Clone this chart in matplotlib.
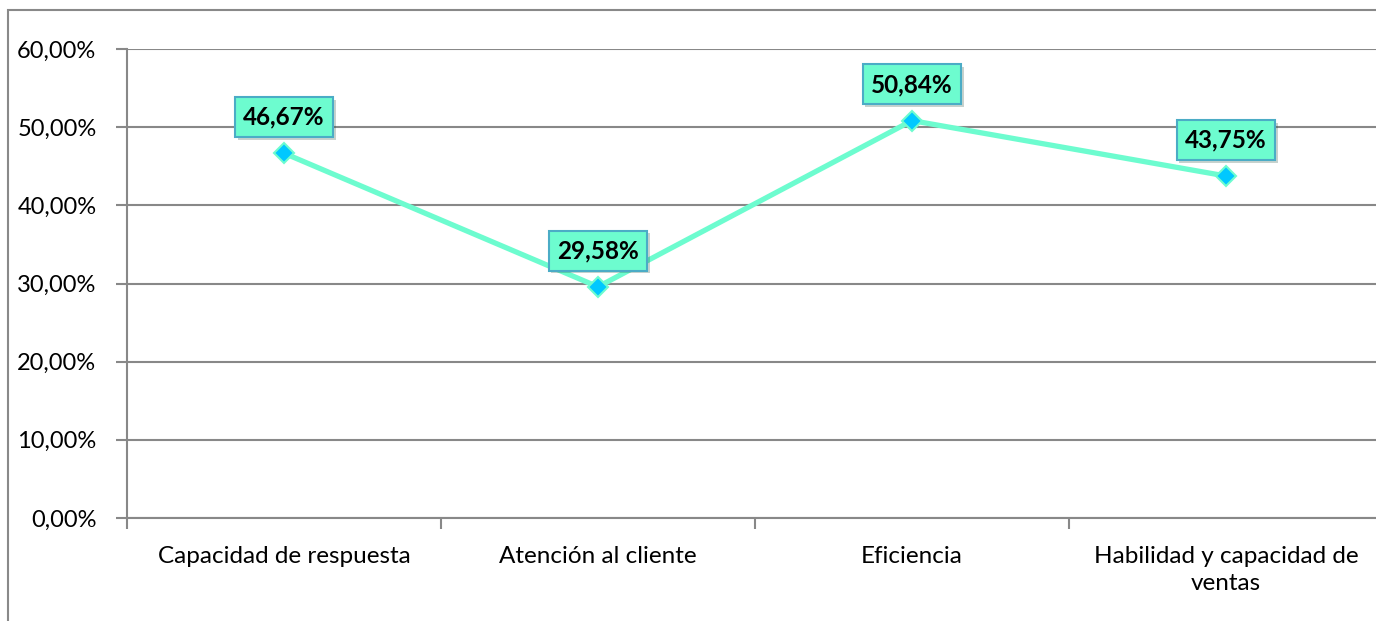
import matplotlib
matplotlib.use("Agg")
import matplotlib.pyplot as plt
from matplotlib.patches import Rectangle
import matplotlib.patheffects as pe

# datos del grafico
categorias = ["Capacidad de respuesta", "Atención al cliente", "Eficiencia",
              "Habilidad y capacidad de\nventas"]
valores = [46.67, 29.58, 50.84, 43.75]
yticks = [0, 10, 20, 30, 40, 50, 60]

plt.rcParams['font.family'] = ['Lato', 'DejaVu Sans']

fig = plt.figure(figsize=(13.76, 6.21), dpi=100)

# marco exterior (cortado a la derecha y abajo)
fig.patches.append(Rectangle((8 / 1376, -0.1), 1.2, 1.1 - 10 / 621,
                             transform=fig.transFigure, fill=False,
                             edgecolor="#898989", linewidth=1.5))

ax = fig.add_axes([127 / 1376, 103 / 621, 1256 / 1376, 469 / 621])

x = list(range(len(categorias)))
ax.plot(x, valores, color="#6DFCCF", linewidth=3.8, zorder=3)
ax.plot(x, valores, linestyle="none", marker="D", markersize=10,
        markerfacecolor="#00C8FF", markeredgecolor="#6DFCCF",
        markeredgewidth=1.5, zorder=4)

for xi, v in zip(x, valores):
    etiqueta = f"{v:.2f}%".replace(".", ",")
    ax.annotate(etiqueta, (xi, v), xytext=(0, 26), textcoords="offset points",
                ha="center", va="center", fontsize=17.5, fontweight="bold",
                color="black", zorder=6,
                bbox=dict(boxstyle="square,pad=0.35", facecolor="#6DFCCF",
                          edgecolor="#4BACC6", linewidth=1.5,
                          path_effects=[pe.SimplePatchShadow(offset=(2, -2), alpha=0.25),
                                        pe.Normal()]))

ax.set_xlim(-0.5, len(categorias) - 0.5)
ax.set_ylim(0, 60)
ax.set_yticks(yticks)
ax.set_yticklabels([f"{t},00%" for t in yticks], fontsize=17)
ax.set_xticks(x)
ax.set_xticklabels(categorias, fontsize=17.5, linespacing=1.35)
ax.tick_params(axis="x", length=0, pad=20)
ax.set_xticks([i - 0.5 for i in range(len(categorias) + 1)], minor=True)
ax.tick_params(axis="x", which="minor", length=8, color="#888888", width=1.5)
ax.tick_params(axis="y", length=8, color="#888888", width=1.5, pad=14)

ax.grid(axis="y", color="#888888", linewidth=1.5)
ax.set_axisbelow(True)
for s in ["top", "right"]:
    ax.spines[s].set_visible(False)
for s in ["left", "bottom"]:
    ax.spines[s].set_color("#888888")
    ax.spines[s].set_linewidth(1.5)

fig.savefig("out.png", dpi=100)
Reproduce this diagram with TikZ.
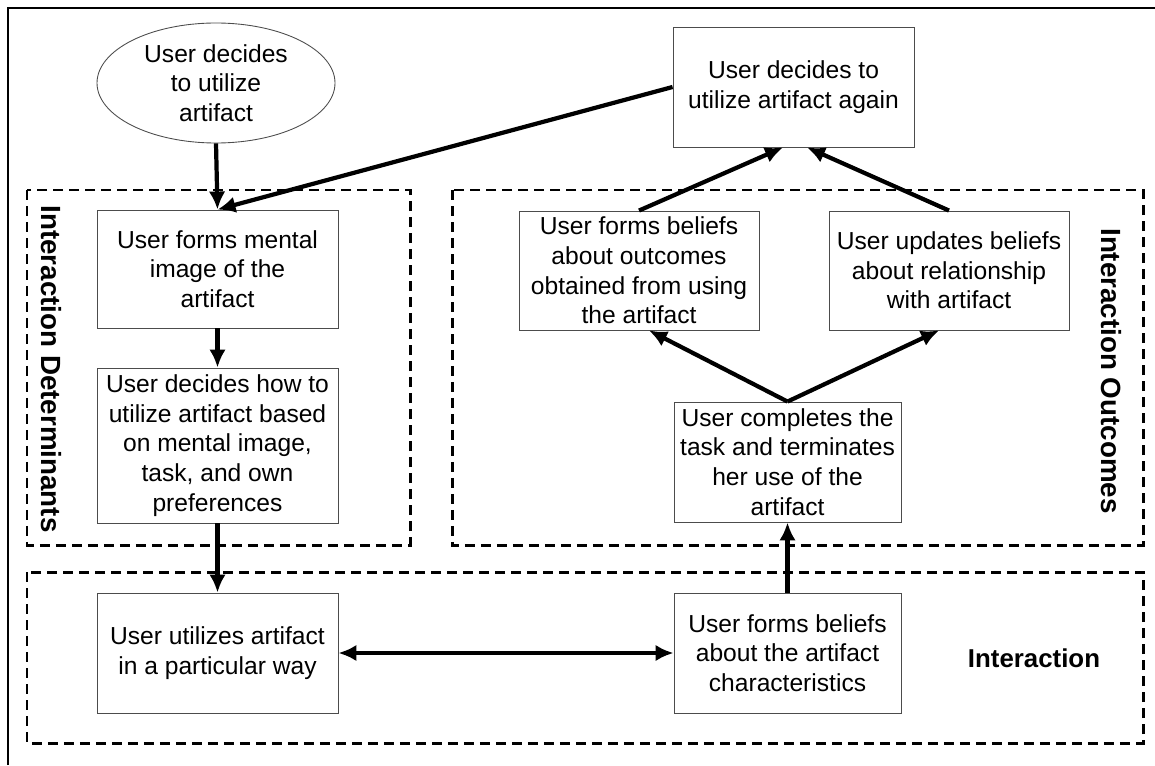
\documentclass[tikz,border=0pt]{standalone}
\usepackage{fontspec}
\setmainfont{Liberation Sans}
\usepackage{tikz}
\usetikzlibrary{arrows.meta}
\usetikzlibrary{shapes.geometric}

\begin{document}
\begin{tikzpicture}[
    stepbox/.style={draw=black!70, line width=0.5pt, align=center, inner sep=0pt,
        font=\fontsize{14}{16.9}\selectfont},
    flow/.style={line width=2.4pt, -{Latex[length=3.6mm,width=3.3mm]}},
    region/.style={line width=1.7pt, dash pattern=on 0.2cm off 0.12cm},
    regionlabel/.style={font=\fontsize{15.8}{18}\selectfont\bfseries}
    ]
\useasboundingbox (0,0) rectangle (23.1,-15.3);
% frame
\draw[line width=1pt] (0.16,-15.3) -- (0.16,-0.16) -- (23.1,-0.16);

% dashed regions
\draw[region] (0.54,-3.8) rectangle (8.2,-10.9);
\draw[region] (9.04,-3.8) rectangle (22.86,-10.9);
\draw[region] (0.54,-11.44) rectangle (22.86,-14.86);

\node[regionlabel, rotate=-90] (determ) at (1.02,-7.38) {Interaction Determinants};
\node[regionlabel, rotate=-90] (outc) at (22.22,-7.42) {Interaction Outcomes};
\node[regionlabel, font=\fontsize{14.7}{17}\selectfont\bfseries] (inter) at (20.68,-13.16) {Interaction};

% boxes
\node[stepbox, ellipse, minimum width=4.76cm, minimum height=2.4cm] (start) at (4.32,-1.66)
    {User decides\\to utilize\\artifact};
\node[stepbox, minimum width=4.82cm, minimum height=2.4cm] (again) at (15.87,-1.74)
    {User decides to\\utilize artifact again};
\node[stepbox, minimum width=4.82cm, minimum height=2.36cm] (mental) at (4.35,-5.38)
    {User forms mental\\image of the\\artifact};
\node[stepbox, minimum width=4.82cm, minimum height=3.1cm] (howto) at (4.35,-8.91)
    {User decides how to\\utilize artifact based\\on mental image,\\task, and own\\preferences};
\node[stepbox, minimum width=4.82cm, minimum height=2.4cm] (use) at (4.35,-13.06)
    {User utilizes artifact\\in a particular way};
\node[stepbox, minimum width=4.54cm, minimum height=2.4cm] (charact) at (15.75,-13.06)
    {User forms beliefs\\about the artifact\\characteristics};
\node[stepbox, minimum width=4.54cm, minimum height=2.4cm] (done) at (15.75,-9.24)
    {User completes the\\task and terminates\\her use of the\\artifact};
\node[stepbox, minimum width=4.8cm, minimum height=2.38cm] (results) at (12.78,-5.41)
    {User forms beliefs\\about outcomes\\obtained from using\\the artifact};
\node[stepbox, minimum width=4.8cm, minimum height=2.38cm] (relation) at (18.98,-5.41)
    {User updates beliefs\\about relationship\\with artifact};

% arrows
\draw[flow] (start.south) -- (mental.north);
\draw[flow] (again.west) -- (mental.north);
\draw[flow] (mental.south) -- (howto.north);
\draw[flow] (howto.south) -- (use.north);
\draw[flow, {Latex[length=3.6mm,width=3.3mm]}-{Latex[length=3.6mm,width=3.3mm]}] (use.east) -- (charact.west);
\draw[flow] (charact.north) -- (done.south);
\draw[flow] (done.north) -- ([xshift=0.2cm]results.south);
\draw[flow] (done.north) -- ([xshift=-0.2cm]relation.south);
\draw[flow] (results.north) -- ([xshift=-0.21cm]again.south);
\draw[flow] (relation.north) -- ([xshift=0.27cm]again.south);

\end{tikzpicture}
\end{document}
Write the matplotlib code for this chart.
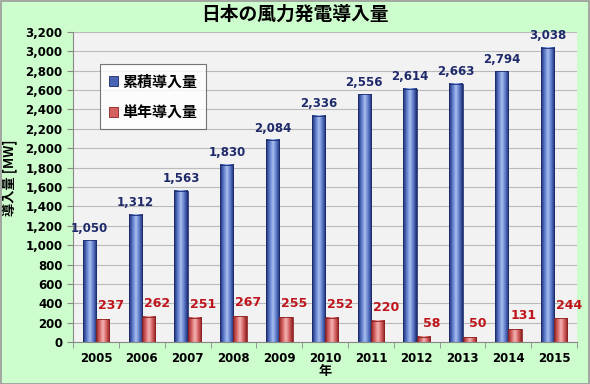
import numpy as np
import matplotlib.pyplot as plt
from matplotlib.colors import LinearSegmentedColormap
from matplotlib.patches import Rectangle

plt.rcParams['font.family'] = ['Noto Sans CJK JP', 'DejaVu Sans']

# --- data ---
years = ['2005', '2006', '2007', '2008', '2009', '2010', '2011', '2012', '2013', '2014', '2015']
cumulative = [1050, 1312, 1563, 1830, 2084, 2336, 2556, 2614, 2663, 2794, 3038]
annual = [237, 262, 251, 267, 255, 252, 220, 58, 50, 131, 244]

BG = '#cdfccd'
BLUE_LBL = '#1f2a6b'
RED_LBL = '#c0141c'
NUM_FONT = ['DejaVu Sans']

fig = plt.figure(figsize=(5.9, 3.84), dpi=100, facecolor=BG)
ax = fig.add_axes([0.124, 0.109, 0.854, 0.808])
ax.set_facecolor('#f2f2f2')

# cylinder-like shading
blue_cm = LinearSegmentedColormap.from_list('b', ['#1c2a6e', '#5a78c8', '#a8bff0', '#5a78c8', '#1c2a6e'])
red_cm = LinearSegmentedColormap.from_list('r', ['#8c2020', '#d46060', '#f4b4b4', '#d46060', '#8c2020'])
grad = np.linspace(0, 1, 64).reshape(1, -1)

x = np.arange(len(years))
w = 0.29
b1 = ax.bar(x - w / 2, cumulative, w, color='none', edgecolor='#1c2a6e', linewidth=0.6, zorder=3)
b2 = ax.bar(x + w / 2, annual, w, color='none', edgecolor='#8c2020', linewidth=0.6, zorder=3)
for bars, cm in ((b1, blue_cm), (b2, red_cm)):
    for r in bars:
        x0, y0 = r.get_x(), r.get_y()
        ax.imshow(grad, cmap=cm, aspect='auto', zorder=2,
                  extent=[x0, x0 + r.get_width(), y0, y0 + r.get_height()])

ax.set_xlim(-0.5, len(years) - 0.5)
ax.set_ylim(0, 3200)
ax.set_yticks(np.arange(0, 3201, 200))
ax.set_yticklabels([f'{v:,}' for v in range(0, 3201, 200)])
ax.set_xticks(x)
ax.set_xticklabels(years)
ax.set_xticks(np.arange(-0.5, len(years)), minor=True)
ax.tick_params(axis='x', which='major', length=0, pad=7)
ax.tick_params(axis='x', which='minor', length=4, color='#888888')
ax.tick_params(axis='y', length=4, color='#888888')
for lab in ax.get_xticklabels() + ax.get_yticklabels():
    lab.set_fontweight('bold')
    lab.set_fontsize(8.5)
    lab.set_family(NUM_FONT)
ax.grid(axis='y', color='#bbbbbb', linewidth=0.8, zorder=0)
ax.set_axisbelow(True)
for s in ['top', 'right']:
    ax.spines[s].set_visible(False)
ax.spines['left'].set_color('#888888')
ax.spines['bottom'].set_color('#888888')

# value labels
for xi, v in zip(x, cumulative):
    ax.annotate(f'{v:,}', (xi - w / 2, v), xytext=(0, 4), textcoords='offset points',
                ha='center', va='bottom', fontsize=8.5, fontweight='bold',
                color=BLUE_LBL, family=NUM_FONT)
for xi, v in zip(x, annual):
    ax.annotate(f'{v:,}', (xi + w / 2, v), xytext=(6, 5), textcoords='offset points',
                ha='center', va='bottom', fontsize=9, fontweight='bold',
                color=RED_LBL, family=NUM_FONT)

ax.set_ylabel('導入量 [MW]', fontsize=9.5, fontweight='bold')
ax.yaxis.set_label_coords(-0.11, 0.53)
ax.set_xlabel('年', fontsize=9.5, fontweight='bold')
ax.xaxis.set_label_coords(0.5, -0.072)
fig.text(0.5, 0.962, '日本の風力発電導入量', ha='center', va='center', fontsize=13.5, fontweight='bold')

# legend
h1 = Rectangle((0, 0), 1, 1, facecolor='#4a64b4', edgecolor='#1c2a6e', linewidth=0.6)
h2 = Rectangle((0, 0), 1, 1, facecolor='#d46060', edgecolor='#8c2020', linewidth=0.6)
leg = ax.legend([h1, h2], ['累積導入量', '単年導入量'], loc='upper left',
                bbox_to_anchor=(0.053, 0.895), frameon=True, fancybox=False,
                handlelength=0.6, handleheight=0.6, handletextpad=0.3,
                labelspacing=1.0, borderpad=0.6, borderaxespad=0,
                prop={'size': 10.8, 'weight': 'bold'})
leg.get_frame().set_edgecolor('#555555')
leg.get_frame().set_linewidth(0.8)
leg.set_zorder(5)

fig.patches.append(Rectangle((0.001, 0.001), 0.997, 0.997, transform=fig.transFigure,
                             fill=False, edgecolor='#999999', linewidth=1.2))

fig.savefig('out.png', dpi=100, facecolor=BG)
***
SHORT EXERCISE:
Go back to the entries above and restate word for word every line from the first through the one that contains "ax.spines[s].set_linewidth(1.5)", leaving the pictures behind.

EXERCISE RESULT:
Clone this chart in matplotlib.
import matplotlib
matplotlib.use("Agg")
import matplotlib.pyplot as plt
from matplotlib.patches import Rectangle
import matplotlib.patheffects as pe

# datos del grafico
categorias = ["Capacidad de respuesta", "Atención al cliente", "Eficiencia",
              "Habilidad y capacidad de\nventas"]
valores = [46.67, 29.58, 50.84, 43.75]
yticks = [0, 10, 20, 30, 40, 50, 60]

plt.rcParams['font.family'] = ['Lato', 'DejaVu Sans']

fig = plt.figure(figsize=(13.76, 6.21), dpi=100)

# marco exterior (cortado a la derecha y abajo)
fig.patches.append(Rectangle((8 / 1376, -0.1), 1.2, 1.1 - 10 / 621,
                             transform=fig.transFigure, fill=False,
                             edgecolor="#898989", linewidth=1.5))

ax = fig.add_axes([127 / 1376, 103 / 621, 1256 / 1376, 469 / 621])

x = list(range(len(categorias)))
ax.plot(x, valores, color="#6DFCCF", linewidth=3.8, zorder=3)
ax.plot(x, valores, linestyle="none", marker="D", markersize=10,
        markerfacecolor="#00C8FF", markeredgecolor="#6DFCCF",
        markeredgewidth=1.5, zorder=4)

for xi, v in zip(x, valores):
    etiqueta = f"{v:.2f}%".replace(".", ",")
    ax.annotate(etiqueta, (xi, v), xytext=(0, 26), textcoords="offset points",
                ha="center", va="center", fontsize=17.5, fontweight="bold",
                color="black", zorder=6,
                bbox=dict(boxstyle="square,pad=0.35", facecolor="#6DFCCF",
                          edgecolor="#4BACC6", linewidth=1.5,
                          path_effects=[pe.SimplePatchShadow(offset=(2, -2), alpha=0.25),
                                        pe.Normal()]))

ax.set_xlim(-0.5, len(categorias) - 0.5)
ax.set_ylim(0, 60)
ax.set_yticks(yticks)
ax.set_yticklabels([f"{t},00%" for t in yticks], fontsize=17)
ax.set_xticks(x)
ax.set_xticklabels(categorias, fontsize=17.5, linespacing=1.35)
ax.tick_params(axis="x", length=0, pad=20)
ax.set_xticks([i - 0.5 for i in range(len(categorias) + 1)], minor=True)
ax.tick_params(axis="x", which="minor", length=8, color="#888888", width=1.5)
ax.tick_params(axis="y", length=8, color="#888888", width=1.5, pad=14)

ax.grid(axis="y", color="#888888", linewidth=1.5)
ax.set_axisbelow(True)
for s in ["top", "right"]:
    ax.spines[s].set_visible(False)
for s in ["left", "bottom"]:
    ax.spines[s].set_color("#888888")
    ax.spines[s].set_linewidth(1.5)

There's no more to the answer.